Jakarta, CNBC Indonesia – Resiko resesi semakin menggerogoti banyak negara, salah satunya Inggris. Kini penjualan ritel di salah satu negara Eropa itu anjlok akibat melonjaknya biaya hidup yang menekan pengeluaran rumah tangga.
Data Kantor Statistik Nasional (ONS) mencatat volume penjualan ritel turun 1,6% secara bulanan pada Agustus, penurunan terbesar sejak Desember 2021. Data juga menunjukkan mata uang pound turun lebih jauh menuju US$1,14.
Ini menjadi penurunan terburuk dari semua perkiraan dalam jajak pendapat Reuters terhadap para ekonom yang menunjukkan penurunan 0,5%.
ONS juga mencatat semua sektor ritel utama, dari toko makanan, toko non-makanan, ritel non-toko dan bahan bakar, turun selama sebulan untuk pertama kalinya sejak Juli 2021. Ini turun ketika pembatasan Covid-19 pada perhotelan dicabut.
“Dengan datangnya musim dingin yang sulit, pengecer akan khawatir bahwa pembeli telah mengekang pengeluaran mereka meskipun musim panas,” kata Lynda Petherick, pemimpin ritel di Accenture, dikutip dari Reuters, Jumat (16/9/2022).
Masa berkabung setelah kematian Ratu Elizabeth II juga menimbulkan tantangan lain bagi industri retail, dimana adanya penutupan bisnis yang meluas pada Senin untuk menandai pemakaman ratu.
“Suasana suram di Inggris minggu ini dan berita pertumbuhan ekonomi yang lambat akan menambah rasa khawatir di kalangan pengecer karena cuaca semakin dingin,” kata Petherick.

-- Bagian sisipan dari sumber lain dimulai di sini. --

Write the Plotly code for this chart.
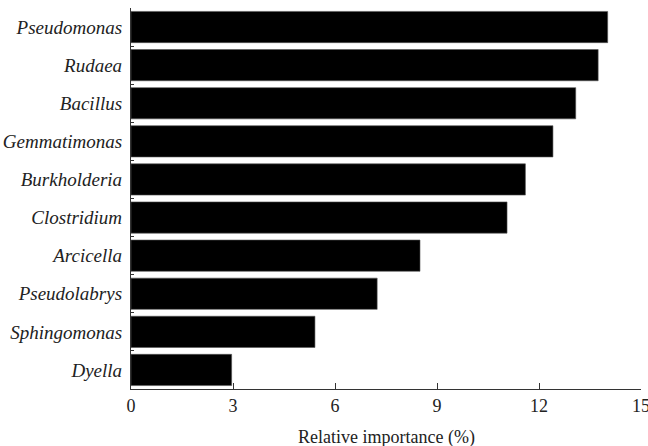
import plotly.graph_objects as go

genera = ["Pseudomonas", "Rudaea", "Bacillus", "Gemmatimonas", "Burkholderia",
          "Clostridium", "Arcicella", "Pseudolabrys", "Sphingomonas", "Dyella"]
importance = [14.02, 13.74, 13.08, 12.41, 11.6, 11.06, 8.5, 7.24, 5.41, 2.96]
x_ticks = [0, 3, 6, 9, 12, 15]

fig = go.Figure(go.Bar(
    x=importance, y=genera, orientation="h",
    marker=dict(color="black", line=dict(color="#555555", width=0.6)),
))

font = "Liberation Serif, Times New Roman, serif"
fig.update_layout(
    width=648, height=446,
    margin=dict(l=131, r=7, t=8, b=57),
    plot_bgcolor="white", paper_bgcolor="white",
    bargap=0.18,
    showlegend=False,
    font=dict(family=font, size=15, color="#222222"),
    annotations=[dict(
        text="Relative importance (%)", xref="paper", yref="paper",
        x=0.5, y=-0.126, xanchor="center", yanchor="middle", showarrow=False,
        font=dict(family=font, size=18, color="#222222"),
    )],
)
fig.update_xaxes(
    range=[0, 15], tickvals=x_ticks, ticktext=[str(v) for v in x_ticks],
    showline=True, linecolor="#333333", linewidth=1.2,
    ticks="inside", ticklen=6, tickcolor="#333333", tickwidth=1.2,
    showgrid=False, zeroline=False, automargin=False,
    ticklabeloverflow="allow",
    tickfont=dict(family=font, size=18, color="#222222"),
)
fig.update_yaxes(
    categoryorder="array", categoryarray=genera[::-1],
    showline=True, linecolor="#333333", linewidth=1.2,
    ticks="inside", ticklen=3, tickcolor="#333333", tickson="boundaries",
    showgrid=False, zeroline=False, automargin=False,
    tickfont=dict(family=font, size=19, color="#222222", style="italic"),
    ticklabelstandoff=4,
)
fig.write_html("out.html", config={"displayModeBar": False},
               post_script="document.body.style.margin='0';document.body.style.overflow='hidden';")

Meskipun inflasi turun di bawah 10% bulan lalu, rumah tangga di Inggris masih bergulat dengan kenaikan harga terbesar sejak awal 1980-an, di mana sebagian besar disebabkan oleh lonjakan harga energi setelah invasi Rusia ke Ukraina.
ONS mengatakan orang-orang mengurangi pembelian furnitur sejak bulan lalu. “Umpan balik dari pengecer menunjukkan bahwa konsumen mengurangi pengeluaran karena kenaikan harga dan masalah keterjangkauan,” katanya.